Quién lo hubiera pensado. Nuestra vida completamente atada a la gasolina. Una industria que en el imaginario social estaba atrasada, fuera de la actualidad del cambio climático, de pronto se convirtió en la única vía económica, política y mediática de explicar a México como país.
De la noche a la mañana nos sumergimos en las entrañas de una parte de nuestra historia de soberanía, pero también de corrupción a gran escala y de absoluta impunidad. Pasamos de condenar a muerte al combustible fósil (en toda la extensión de la palabra) a debatir acaloradamente sobre la pertinencia de los ductos sobre las pipas.
Las imágenes de las filas para cargar gasolina en diferentes estados del país se volvieron las del apocalipsis, en donde el juicio final nos deja a todos sin manera de movernos al supermercado o dejar a los niños en la escuela. Los conatos de bronca o los gritos grabados porque alguien quiso rellenar bidones de más, presentaban una mejor trama que cualquier película reciente sobre el fin del mundo.
Mientras tanto, la información oficial fluía (no siempre a tiempo) sobre el enorme negocio ilegal que fue y es el robo de combustibles.
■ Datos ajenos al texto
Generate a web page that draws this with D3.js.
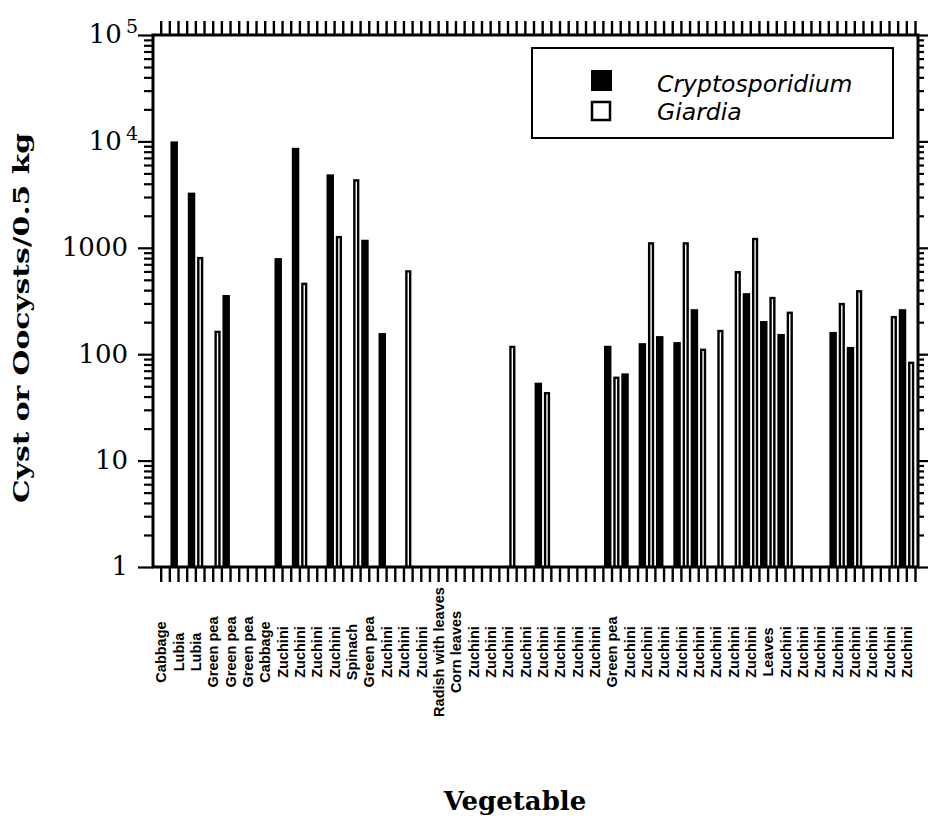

Así, nos enteramos que el mayor porcentaje de este delito no estaba en aquellas comunidades que hicieron de ello su forma de vida por generaciones, sino en las instalaciones de Petróleos Mexicanos; la misma empresa que durante los últimos 20 años, al menos, sabíamos que era mal administrada, tenía un poderoso sindicato que abusaba a diario y, por si fuera poco, que se había quedado rezagada en casi cualquier indicador mundial de competitividad.
El tema no era nuevo. Fox trató de intervenir en este robo en despoblado, aunque después su gobierno se detuvo hasta la tolerancia. El sexenio de Calderón hizo lo propio, aunque en medio de la guerra contra toda forma de crimen los resultados fueron mínimos. Con el gobierno que acaba de salir el problema se dejó crecer bajo la apuesta de que la reforma energética, una de las estelares del sexenio, arreglaría el desperfecto a través de la participación privada.
Fue hace apenas unos meses, que parecen años luz, cuando se criticaba la propuesta de la actual administración de reactivar la maltrecha industria petrolera mexicana. Bueno, resultó que seguimos siendo un país de petróleo –o peor, de gasolina– después de todo.
No obstante algo se salió de lo programado. Politizar el combate al huachicol no lo fue, como tampoco amplificar los inconvenientes de la escasez para enfrentar al ciudadano común con la autoridad para aumentar la intensidad de la crisis.
No. El detalle relevante fue el enorme apoyo de la gente a la medida. La realidad es que ya estábamos hartos del saqueo a Pemex, no nos parece tan inútil mantenerla productiva y, además, deseamos sanciones para los responsables de uno de los hurtos más graves que se han cometido en contra de este país; es decir, en contra de la mayoría de nosotros.